Now, however, the news website Al-Monitor reports that there is evidence that Morsi did not win the 2012 elections after all, but was merely declared the winner by the electoral commission, in order to avert the violence that was sure to follow an announcement to the contrary. The evidence consists of a letter allegedly sent by the commission’s general-secretary Hatem Bagato to General Mohammed Hussein Tantawi, the head of the Supreme Council of the Armed Forces, which ruled the country after Mubarak’s resignation in February 2011.

Per Al-Monitor’s translation, the document states that the commission had opted to “take the decision that is correct and most beneficial for the country and its citizens, despite it being in violation of the law, and announce Dr. Mohammed Morsi president of Egypt. This is to spare the country of the bloody conflict that will inevitably occur in the event that Ahmed Shafiq is announced president….”

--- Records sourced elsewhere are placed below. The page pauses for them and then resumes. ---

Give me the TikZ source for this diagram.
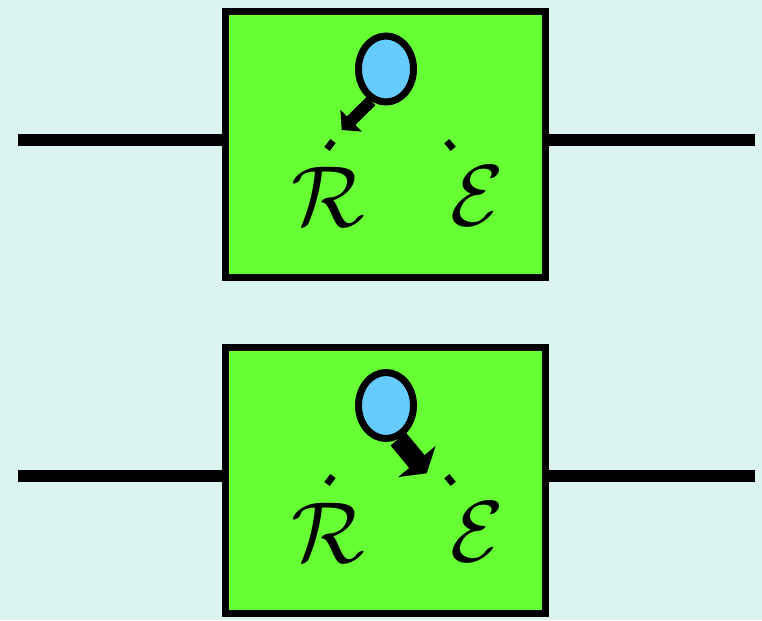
\RequirePackage{fix-cm}
\documentclass[tikz,border=0pt]{standalone}
\usepackage{amsmath,amssymb}
\usetikzlibrary{arrows.meta,positioning,calc,shapes.geometric}
\definecolor{Sky}{HTML}{DCF4F0}
\definecolor{Lime}{HTML}{66FF33}
\definecolor{Bulb}{HTML}{66CCFF}

\begin{document}
\begin{tikzpicture}[x=0.03cm,y=-0.03cm,
    box/.style={rectangle,draw=black,fill=Lime,line width=0.21cm,minimum width=9.6cm,minimum height=7.98cm},
    src/.style={ellipse,draw=black,fill=Bulb,line width=0.21cm,minimum width=1.65cm,minimum height=1.98cm,inner sep=0pt},
    wire/.style={line width=0.36cm},
    tick/.style={line width=0.2cm},
    sym/.style={font=\fontsize{74}{80}\selectfont,inner sep=0pt}]
    \fill[Sky] (0,0) rectangle (762,620);
    \useasboundingbox (0,0) rectangle (762,620);
    % upper unit
    \node[box] (boxA) at (385.5,144.5) {};
    \coordinate (inA) at (18,140);
    \coordinate (outA) at (755,140);
    \draw[wire] (inA) -- (inA -| boxA.west);
    \draw[wire] (outA -| boxA.east) -- (outA);
    \node[sym] (rA) at (328,197) {$\mathcal{R}$};
    \node[sym] (eA) at (477,196) {$\mathcal{E}$};
    \draw[tick] (327,149) -- (333,141);
    \draw[tick] (446.8,141.2) -- (453.2,148.8);
    \node[src] (srcA) at (386,69) {};
    \coordinate (tipA) at (341.7,130);
    \draw[line width=0.36cm,-{Triangle[length=0.4cm,width=0.9cm]}] (srcA.-115) -- (tipA);
    % lower unit
    \node[box] (boxB) at (385.5,480.5) {};
    \coordinate (inB) at (18,476);
    \coordinate (outB) at (755,476);
    \draw[wire] (inB) -- (inB -| boxB.west);
    \draw[wire] (outB -| boxB.east) -- (outB);
    \node[sym] (rB) at (328,533) {$\mathcal{R}$};
    \node[sym] (eB) at (477,532) {$\mathcal{E}$};
    \draw[tick] (327,484) -- (333,476);
    \draw[tick] (446.8,476.2) -- (453.2,483.8);
    \node[src] (srcB) at (386,405.5) {};
    \coordinate (tipB) at (426.7,473.3);
    \draw[line width=0.6cm,-{Triangle[length=0.46cm,width=1.44cm]}] (srcB.-70) -- (tipB);
\end{tikzpicture}
\end{document}
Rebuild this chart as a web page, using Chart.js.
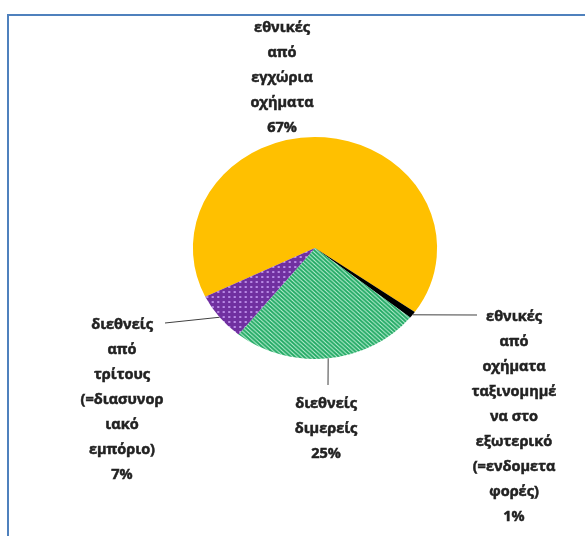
<!DOCTYPE html>
<html>
<head>
<meta charset="utf-8">
<script src="https://cdn.jsdelivr.net/npm/chart.js@4.4.0/dist/chart.umd.min.js"></script>
<style>
  html, body { margin: 0; padding: 0; background: #fff; overflow: hidden; }
  #frame {
    position: absolute; left: 7px; top: 14px; width: 620px; height: 560px;
    border: 2px solid #4f81bd; box-sizing: border-box;
  }
  #wrap { position: absolute; left: 0; top: 0; width: 585px; height: 536px; }
</style>
</head>
<body>
<div id="frame"></div>
<div id="wrap"><canvas id="roadChart" width="585" height="536"></canvas></div>
<script>
// Categories (already wrapped onto lines) and their shares in %
const categories = [
    ['εθνικές', 'από', 'εγχώρια', 'οχήματα'],
    ['εθνικές', 'από', 'οχήματα', 'ταξινομημέ', 'να στο', 'εξωτερικό', '(=ενδομετα', 'φορές)'],
    ['διεθνείς', 'διμερείς'],
    ['διεθνείς', 'από', 'τρίτους', '(=διασυνορ', 'ιακό', 'εμπόριο)']
];
const shares = [67, 1, 25, 7];

// Where each label sits, relative to the pie centre
const labelPlacement = [
    { dx: -33, dy: -220, leader: null },
    { dx: 199, dy: 69, leader: { x: 162, y: 67 } },
    { dx: 11, dy: 156, leader: { x: 13, y: 137 } },
    { dx: -193, dy: 77, leader: { x: -150, y: 75 } }
];

const stretchX = 1.1;
const lineHeight = 25;

// Fill patterns
function makePattern(size, draw) {
    const c = document.createElement('canvas');
    c.width = size; c.height = size;
    draw(c.getContext('2d'), size);
    return document.getElementById('roadChart').getContext('2d').createPattern(c, 'repeat');
}

const stripes = makePattern(4, (g, s) => {
    g.fillStyle = '#b0eacb';
    g.fillRect(0, 0, s, s);
    g.strokeStyle = '#1fa862';
    g.lineWidth = 1.7;
    g.beginPath();
    g.moveTo(-1, -1); g.lineTo(s + 1, s + 1);
    g.moveTo(-1, s - 1); g.lineTo(1, s + 1);
    g.moveTo(s - 1, -1); g.lineTo(s + 1, 1);
    g.stroke();
});

const dots = makePattern(5, (g, s) => {
    g.fillStyle = '#7030a0';
    g.fillRect(0, 0, s, s);
    g.fillStyle = '#b98ae6';
    g.fillRect(1, 1, 2, 2);
});

const sliceColors = ['#ffc000', '#000000', stripes, dots];

// Squash the pie a little so it is wider than tall
const ellipsePlugin = {
    id: 'ellipse',
    beforeDatasetsDraw(chart) {
        const arc = chart.getDatasetMeta(0).data[0];
        const ctx = chart.ctx;
        ctx.save();
        ctx.translate(arc.x, arc.y);
        ctx.scale(stretchX, 1);
        ctx.translate(-arc.x, -arc.y);
    },
    afterDatasetsDraw(chart) {
        chart.ctx.restore();
    }
};

// Outside labels with leader lines
const labelPlugin = {
    id: 'sliceLabels',
    afterDraw(chart) {
        const ctx = chart.ctx;
        const values = chart.data.datasets[0].data;
        chart.getDatasetMeta(0).data.forEach((arc, i) => {
            const p = arc.getProps(['x', 'y', 'startAngle', 'endAngle', 'outerRadius'], true);
            const pos = labelPlacement[i];
            if (pos.leader) {
                const mid = (p.startAngle + p.endAngle) / 2;
                const ex = p.x + Math.cos(mid) * p.outerRadius * stretchX;
                const ey = p.y + Math.sin(mid) * p.outerRadius;
                ctx.save();
                ctx.strokeStyle = '#404040';
                ctx.lineWidth = 1;
                ctx.beginPath();
                ctx.moveTo(ex, ey);
                ctx.lineTo(p.x + pos.leader.x, p.y + pos.leader.y);
                ctx.stroke();
                ctx.restore();
            }
            const lines = chart.data.labels[i].concat([values[i] + '%']);
            ctx.save();
            ctx.font = 'bold 14.5px "Open Sans"';
            ctx.fillStyle = '#222222';
            ctx.strokeStyle = '#222222';
            ctx.lineWidth = 0.5;
            ctx.textAlign = 'center';
            ctx.textBaseline = 'middle';
            lines.forEach((t, k) => {
                const tx = p.x + pos.dx;
                const ty = p.y + pos.dy + k * lineHeight;
                ctx.fillText(t, tx, ty);
                ctx.strokeText(t, tx, ty);
            });
            ctx.restore();
        });
    }
};

const ctx = document.getElementById('roadChart').getContext('2d');
const roadChart = new Chart(ctx, {
    type: 'pie',
    data: {
        labels: categories,
        datasets: [{
            data: shares,
            backgroundColor: sliceColors,
            borderWidth: 0,
        }]
    },
    options: {
        responsive: false,
        animation: false,
        rotation: 244,
        layout: {
            padding: { left: 204, right: 159, top: 137, bottom: 177 }
        },
        plugins: {
            legend: { display: false },
            tooltip: { enabled: false },
        },
    },
    plugins: [ellipsePlugin, labelPlugin],
});
</script>
</body>
</html>
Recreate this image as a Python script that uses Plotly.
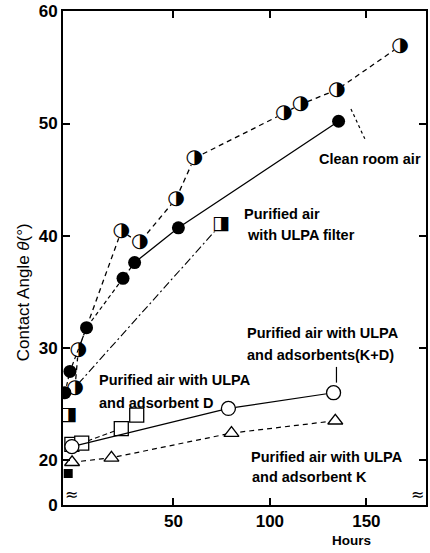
import plotly.graph_objects as go

# ---- data (hours, contact angle in degrees) ----
clean_x = [-1.0, 0.7, 23.0, 32.5, 51.4, 60.8, 107.2, 115.8, 134.7, 167.4]
clean_y = [26.4, 29.8, 40.4, 39.4, 43.3, 46.9, 50.9, 51.7, 53.0, 56.9]

filter_x = [-6.2, -3.6, 5.0, 23.9, 29.9, 52.6, 135.6]
filter_y = [26.0, 27.9, 31.8, 36.2, 37.6, 40.7, 50.2]

filter_sq_x = [-4.5, 74.6]
filter_sq_y = [24.0, 41.0]
filter_curve_x = [0.7, 74.6]
filter_curve_y = [26.8, 41.0]

d_x = [-2.6, 2.5, 23.0, 31.0]
d_y = [21.4, 21.5, 22.8, 24.0]

kd_x = [-2.6, 78.5, 133.0]
kd_y = [21.2, 24.6, 26.0]

k_x = [-2.5, 17.9, 80.1, 133.9]
k_y = [19.8, 20.2, 22.4, 23.5]

init_x = [-4.5]
init_y = [18.8]

y_tickvals = [16, 20, 30, 40, 50, 60]
y_ticktext = ["0", "20", "30", "40", "50", "60"]
x_tickvals = [50, 100, 150]
x_ticktext = ["50", "100", "150"]

fig = go.Figure()

# Clean room air (half-filled circles, dashed)
fig.add_trace(go.Scatter(
    x=clean_x, y=clean_y, mode="lines+markers+text",
    line=dict(color="black", width=1.3, dash="5px,4px"),
    marker=dict(symbol="circle", size=15, color="white"),
    text=["◑"] * len(clean_x), textposition="middle center",
    textfont=dict(family="DejaVu Sans", size=20, color="black"),
    showlegend=False))

# Purified air with ULPA filter (filled circles)
fig.add_trace(go.Scatter(
    x=filter_x[:5], y=filter_y[:5], mode="lines",
    line=dict(color="black", width=1.2, dash="4px,3px"), showlegend=False))
fig.add_trace(go.Scatter(
    x=filter_x[4:], y=filter_y[4:], mode="lines",
    line=dict(color="black", width=1.3), showlegend=False))
fig.add_trace(go.Scatter(
    x=filter_x, y=filter_y, mode="markers",
    marker=dict(symbol="circle", size=13, color="black"), showlegend=False))

# half-filled squares with dash-dot curve
fig.add_trace(go.Scatter(
    x=filter_curve_x, y=filter_curve_y, mode="lines",
    line=dict(color="black", width=1.1, dash="8px,3px,2px,3px"), showlegend=False))
fig.add_trace(go.Scatter(
    x=filter_sq_x, y=filter_sq_y, mode="markers+text",
    marker=dict(symbol="square", size=14, color="white"),
    text=["◨"] * len(filter_sq_x), textposition="middle center",
    textfont=dict(family="DejaVu Sans", size=19, color="black"),
    showlegend=False))

# adsorbent D (open squares, dashed)
fig.add_trace(go.Scatter(
    x=d_x, y=d_y, mode="lines+markers",
    line=dict(color="black", width=1.1, dash="5px,3px"),
    marker=dict(symbol="square", size=14, color="white",
                line=dict(color="black", width=1.3)),
    showlegend=False))

# adsorbents K+D (open circles, solid)
fig.add_trace(go.Scatter(
    x=kd_x, y=kd_y, mode="lines+markers",
    line=dict(color="black", width=1.2),
    marker=dict(symbol="circle", size=14, color="white",
                line=dict(color="black", width=1.3)),
    showlegend=False))

# adsorbent K (open triangles, dashed)
fig.add_trace(go.Scatter(
    x=k_x, y=k_y, mode="lines+markers",
    line=dict(color="black", width=1.2, dash="5px,4px"),
    marker=dict(symbol="triangle-up", size=13, color="white",
                line=dict(color="black", width=1.3)),
    showlegend=False))

fig.add_trace(go.Scatter(
    x=init_x, y=init_y, mode="markers",
    marker=dict(symbol="square", size=9, color="black"), showlegend=False))

lab = dict(family="Liberation Sans", size=14.5, color="black", weight="bold")
anns = [
    ("Clean room air", 124.2, 46.85),
    ("Purified air", 85.6, 41.9),
    ("with ULPA filter", 87.0, 40.1),
    ("Purified air with ULPA", 87.1, 31.3),
    ("and adsorbents(K+D)", 87.1, 29.4),
    ("Purified air with ULPA", 10.3, 27.15),
    ("and adsorbent D", 10.3, 25.1),
    ("Purified air with ULPA", 89.2, 20.3),
    ("and adsorbent K", 89.8, 18.45),
]
for t, ax_, ay_ in anns:
    fig.add_annotation(x=ax_, y=ay_, text=t, showarrow=False, xanchor="left",
                       yanchor="middle", font=lab)

fig.add_annotation(x=0.855, y=-0.092, xref="paper", yref="paper", text="Hours",
                   showarrow=False, yanchor="bottom",
                   font=dict(family="Liberation Sans", size=13.5,
                             color="black", weight="bold"))
fig.add_annotation(x=-0.14, y=0.43, xref="paper", yref="paper",
                   text="Contact Angle <i>θ</i>(°)", textangle=-90, showarrow=False,
                   font=dict(family="Liberation Sans", size=17, color="black"))
# axis break marks
for xp in (0, 1):
    fig.add_annotation(x=xp, y=16.9, xref="paper", yref="y", text="≈",
                       showarrow=False, font=dict(family="DejaVu Sans", size=16,
                                                  color="black"))

# pointers
fig.add_shape(type="line", x0=142, y0=51.3, x1=149.3, y1=48.6,
              line=dict(color="black", width=1.2, dash="dot"))
fig.add_shape(type="line", x0=134.5, y0=28.3, x1=134.5, y1=26.9,
              line=dict(color="black", width=1.2))

tick_font = dict(family="Liberation Sans", size=17, color="black", weight="bold")
fig.update_xaxes(range=[-7.2, 180.9], tickvals=x_tickvals, ticktext=x_ticktext,
                 ticks="inside", ticklen=7, tickwidth=2, tickcolor="black",
                 showline=True, linecolor="black", linewidth=2, mirror="ticks",
                 showgrid=False, zeroline=False, tickfont=tick_font)
fig.update_yaxes(range=[15.99, 60.03], tickvals=y_tickvals, ticktext=y_ticktext,
                 ticks="inside", ticklen=7, tickwidth=2, tickcolor="black",
                 showline=True, linecolor="black", linewidth=2, mirror="ticks",
                 showgrid=False, zeroline=False, tickfont=tick_font)
fig.update_layout(width=430, height=553, margin=dict(l=63, r=2, t=9, b=48),
                  plot_bgcolor="white", paper_bgcolor="white")

fig.write_html("out.html")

The letter also, however, spells out another option: namely, and again per the translation of Al-Monitor, “to reject all pressure – whether internal or external – and announce the facts to the Egyptian and global public opinion, and reveal the defects and gross cases of manipulation and forgery that marred the electoral process as a whole. This is in addition to revealing the criminal pressures, practices and threats that the chairman and members of the committee, as well as their families, have faced.”

The allusion to “external” sources of pressure is particularly intriguing. According to Al-Monitor, local Egyptian press has reported that then U.S. Secretary of State Hillary Clinton contacted Tantawi prior to the announcement of the election results with the aim of “putting pressure on Egyptian authorities to hand power over to Morsi.” Such reports obviously do not in themselves constitute proof. But given the pressure that the Obama administration publicly exerted on Mubarak to resign and its strong embrace of the revolutionaries of Tahrir Square, there is little doubt that the election of Shafiq, a man who proudly described Mubarak as his “role model,” would have been as anathema to the White House as to the Egyptian revolutionaries themselves.